Walking in this grace day by day means you start to see the scrap bin differently. It's no longer a pile of shame and regret; it's the Master's basket of raw materials for His next miracle. That failure from ten years ago? It's the very piece He will use to quilt humility and compassion into your soul. That current struggle that feels so overwhelming? It's the dark fabric that will make the bright thread of His faithfulness shine all the more brilliantly. You stop despising the pieces you don't like and you start handing them over to Him, with open hands, watching in wonder as He works them into a design that is more beautiful than you could ever have asked or imagined.
Stretch forth thine hand. And he stretched it out: and his hand was restored whole as the other.— Mark 3:5, KJV
A Counsel Against Grace
The unshakeable truth of the Gospel is this: your wholeness is not based on your ability to follow the pattern, but on the power of the Creator to restore what is broken. The man's hand was not gradually improved; it was instantly "restored whole as the other." This wasn't a process of self-help or religious discipline; it was a sovereign act of creative power. This is the solid ground on which we stand. Our salvation, our sanctification, our hope for eternity is not a quilt we are frantically trying to finish before a deadline. It is a finished masterpiece, signed in the blood of Jesus Christ, gifted to us freely, a testament not to our skill but to His scandalous grace.
But be warned. The moment a miracle of grace happens, the spirit of the Pharisee immediately goes to work. Look at what happens next: "And the Pharisees went forth, and straightway took counsel with the Herodians against him, how they might destroy him." The very sight of a withered hand made whole, of a broken life restored outside their approved pattern, was so offensive to their religion that it united political enemies in a plot to kill the source of that grace. Don't be surprised when the world, and even the religious world, tells you that this free grace is too easy, too dangerous. They will always try to hand you back the needle and thread, to put you back under the bondage of a pattern, because a free person resting in Christ's work is the greatest threat to a system built on human effort.

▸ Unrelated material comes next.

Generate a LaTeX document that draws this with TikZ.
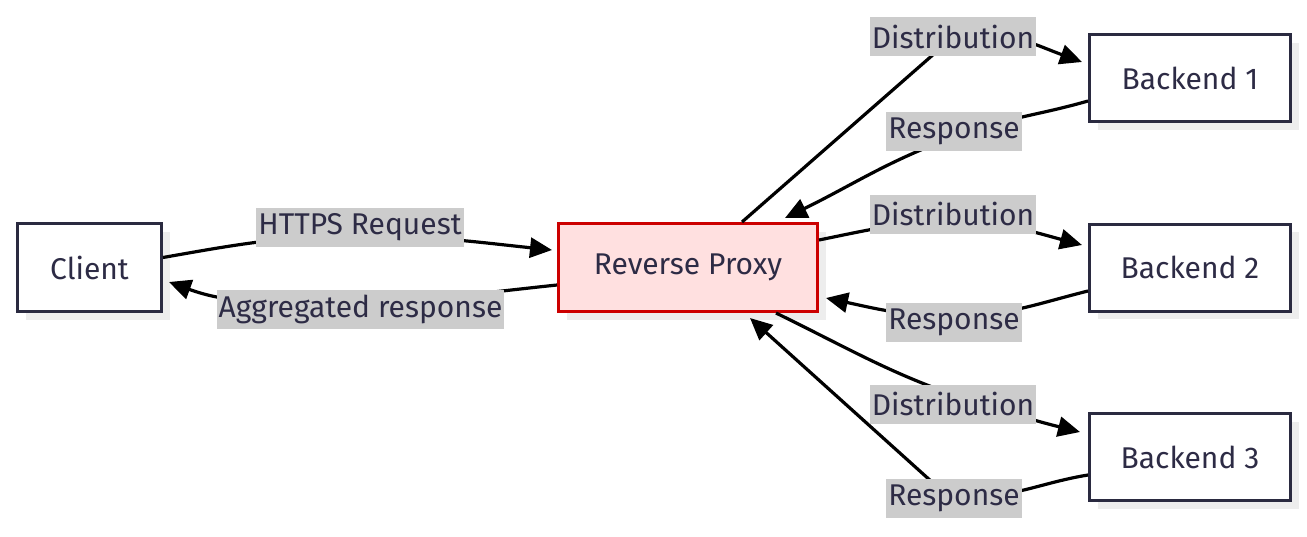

And the Pharisees went forth, and straightway took counsel with the Herodians against him, how they might destroy him.— Mark 3:6, KJV
So let the scraps fall where they may. Let the fabric of your life look messy and chaotic to the watching world, because you know the Master Quilter is at work. He is taking every color, every texture, every frayed edge and every perfect square, and He is piecing together an eternal weight of glory. One day, we will see the finished quilt, and we will be astonished at how the darkest pieces were essential for the beauty of the whole. We will see that every stitch was guided by His loving hand, and we will finally understand that we were never the quilter at all. We were always, and only, the beloved fabric in the hands of the Artist.